Lo curioso es cómo nos forjamos
la identidad. Hay quienes delinean una personalidad como quien diseña un avión
ultrasecreto. Van pregonando por ahí sus pensamientos, sus ocurrencias,
procurando parecer altivo, orgulloso, bastante malvado con los amigos, brutalmente
honesto y un poco mosca cojonera. Lo hacen de tal forma que incitan a pensar lo
contrario, que son buenos chicos bajo una fachada de malas personas. Así lo
dejan caer. Pero para que le demos la vuelta y desechemos esta segunda lectura
y al final volvamos a la primera precisión: seres resentidos, malvados y
preocupados por su ego, más inteligentes que nadie, puntualizando a todos,
mirando por encima del hombro a cualquier interlocutor. Otros son tan
radicales, tan reacios a llevar la corriente que acaban siguiendo la corriente
porque son outsiders de los propios outsiders.
La mayoría, sin embargo, nos
conformamos con ir sacando un retrato a pequeños trazos. Nos definimos por
nuestras pequeñas manías, con las pequeñas rutinas, con los gustos en detalles,
por anécdotas ínfimas que conforman un retrato amable a la conciencia. Lo
suficiente para poder contestar cuando se nos pregunta cómo somos. Pues,
alguien sencillo, que disfruta tomando café en el desayuno viendo la televisión;
o una persona muy trabajadora, que es capaz de llevarse todo el día en el curro
y llegar a casa para terminar de preparar la jornada siguiente, sacar el perro,
almacenar tuppers en la nevera para
toda la semana…. Y con estos pequeños trazos, impresionistas, pero nada
impresionantes, nos conformamos. En sentido literal, nos damos forma.
Pequeños detalles son también los
que ofrecen a los demás la oportunidad para definirte. Con dos anécdotas la
etiqueta está servida: irascible, simpático, complicado, empollón… Y ya sabemos
cuán susceptibles somos a la mirada del otro. Padres, amigos, educadores
blanden etiquetas como marcas de ganaderías. Verdaderas máquinas de
clasificación dignas del Foucault más paranoico. No todos sufren la influencia
de la misma manera, ni tan clara, ni tan constante. No todos somos permeables
en la misma medida a las etiquetas que nos otorgan los otros. Pero ahí están
para teñir nuestra visión de la identidad.

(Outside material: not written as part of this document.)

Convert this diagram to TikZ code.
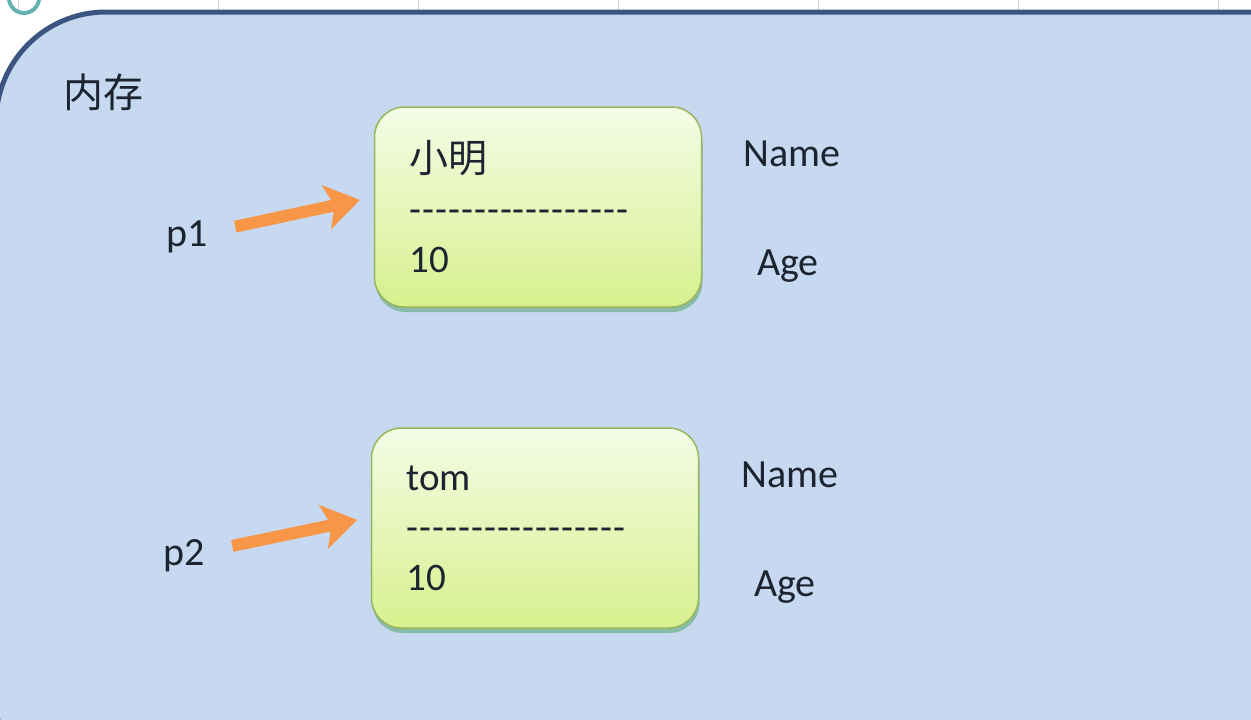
\documentclass[tikz,border=0pt]{standalone}
\usepackage{fontspec}
\setmainfont{Carlito}
\newfontfamily\cjk{Noto Sans CJK SC}
\usetikzlibrary{arrows.meta, shadows}

\definecolor{memblue}{HTML}{C6D9F1}
\definecolor{memline}{HTML}{3B5583}
\definecolor{boxtop}{HTML}{F4FCE6}
\definecolor{boxbottom}{HTML}{D8F08E}
\definecolor{boxline}{HTML}{98B75C}
\definecolor{ptrorange}{HTML}{F79646}
\definecolor{gridgray}{HTML}{D6D6D6}
\definecolor{ink}{HTML}{1C2430}

\newcommand\dashrow{\foreach \k in {1,...,17}{-\kern1pt}}

\begin{document}
\begin{tikzpicture}[x=1pt, y=-1pt,
    txt/.style = {font=\fontsize{40}{44}\selectfont, text=ink, inner sep=0pt},
    obj/.style = {draw=boxline, line width=1.5pt, rounded corners=30pt, top color=boxtop, bottom color=boxbottom,
      minimum width=327pt, minimum height=200pt, text width=257pt, inner xsep=35pt, align=left,
      font=\fontsize{39}{50}\selectfont, text=ink,
      drop shadow={shadow xshift=1pt, shadow yshift=-5pt, opacity=0.3, fill=black!55!green}},
    ptr/.style = {draw=ptrorange, line width=12pt, -{Stealth[length=34pt, width=44pt, inset=8pt]}, shorten >=14pt, shorten <=28pt}]
    \useasboundingbox (0,0) rectangle (1251,720);
    \clip (0,0) rectangle (1251,720);
    \fill[white] (0,0) rectangle (1251,720);
    \foreach \x in {18,218,...,1218} \draw[gridgray, line width=1pt] (\x,0) -- (\x,14);
    %\draw[gridgray] (0,30) -- (40,30);
    \draw[teal!60, line width=4pt] (24,-2) circle (15pt);

    \draw[memline, fill=memblue, line width=5pt, rounded corners=110pt] (-4,12) rectangle (1400,810);
    \node[font=\cjk\fontsize{40}{44}\selectfont, text=ink, inner sep=0pt, anchor=west] (mem) at (63,92) {内存};

    \node[obj] (obj1) at (538,207) {{\cjk 小明}\\\dashrow\\10};
    \node[obj] (obj2) at (535,528) {tom\\\dashrow\\10};

    \node[txt] (p1) at (187,237) {p1};
    \node[txt] (p2) at (184,556) {p2};
    \node[txt] (name1) at (792,154) {Name};
    \node[txt] (age1) at (788,266) {Age};
    \node[txt] (name2) at (790,475) {Name};
    \node[txt] (age2) at (785,587) {Age};

    \draw[ptr] (p1) -- ([yshift=10pt]obj1.west);
    \draw[ptr] (p2) -- ([yshift=11pt]obj2.west);
\end{tikzpicture}
\end{document}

Las épocas de cambio, las crisis
de personalidad, curiosamente, aparecen cuando esas pequeñas manías, esas
conductas intrascendentes se truncan. Porque llega la jubilación y ya no puede
uno ser el que siempre llega cinco minutos antes al trabajo. Porque cambia de
ciudad y no puede pasear por la alameda los domingos, porque conoce a alguien o
la pierde y se alteran los abrazos…
Poco sentido le veo a buscarnos a
nosotros mismos, un trabajo infructuoso a no ser que lo que nos defina sea
precisamente ser una persona buscadora. Entonces no hay remedio. Estarás en
continua indefinición como definición propia.